I mean how hard can it be to make a few other giant cyclotrons and test for ourselves? plus there are things we can hear but can't measure in music, so don't tell me we can detect a Boson. it just doesn't make sense.

meanwhile the real hero achieved several hundred meters in the air with his "flat earth research" rocket. real science!
 
Mar 27, 2018 at 1:07 AM Post #4,377 of 4,545
I heard that the Apollo moon landing was a hoax!
 
Mar 28, 2018 at 7:39 AM Post #4,380 of 4,545
There is certainly something to be said for training one's ears, for example, learning to recognize different frequency ranges by ear or what subtle harmonic distortion sounds like, or what a better/worse attack sounds like, can be learned. One way to do this is listen to the same songs over and over on different equipment with known, measurable differences, and listen carefully to specific sounds within the recording. Another way is to spend a great deal of time listening to the same things while messing with an equalizer and other DSP tools.

However, if the person saying their ears are well-trained, but aren't specific about WHAT they are "trained" for, I agree that skepticism is warranted.
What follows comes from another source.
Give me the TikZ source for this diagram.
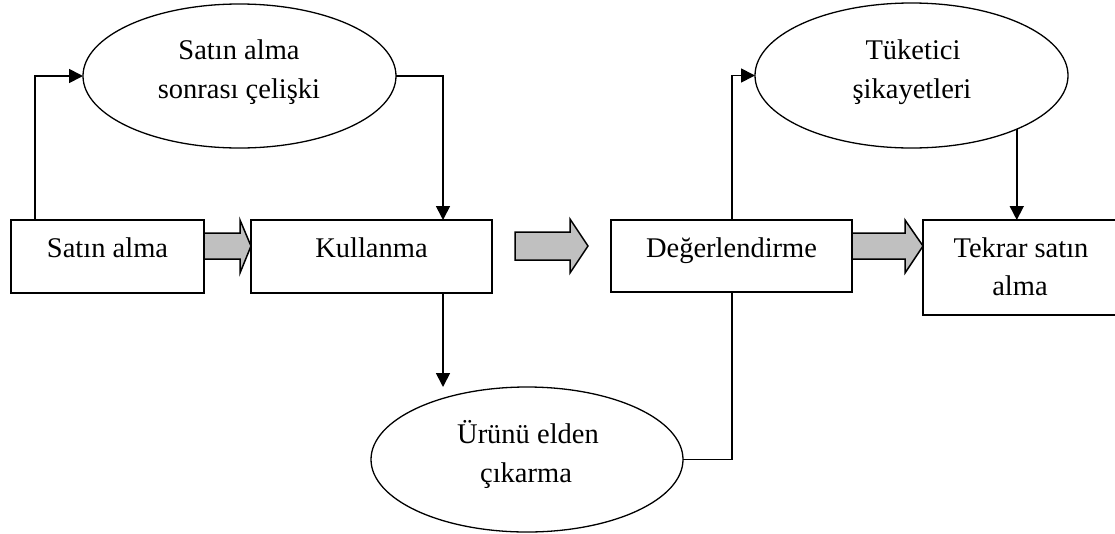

In a sense, you can't train your ears to hear more "musicality" or "fluency" or any of those other flowery things, because those phenomena are (if they're real at all - often just pleasant names for placebo effect) aggregates of other things.

If someone has truly well-trained ears, they'll be able to pass ABX tests a bit more often than your average punter, not because their ears work better, but because they have a mental checklist of things to listen for and know what those things sound like in a generalized way. But that's about as far as it goes. Someone with legitimately well-trained ears is not going to try and convince you that they can hear some unknown-to-science "musicality" of a DAC because their training lets them know that A) such things don't exist and B) you can't actually hear them even if they do.
There is no training for hearing acuity.
You are born with it.
There is no training for hearing acuity, not much unlike other physical attributes. Eyesight, voice tone (voice print if I may) I could list hundreds.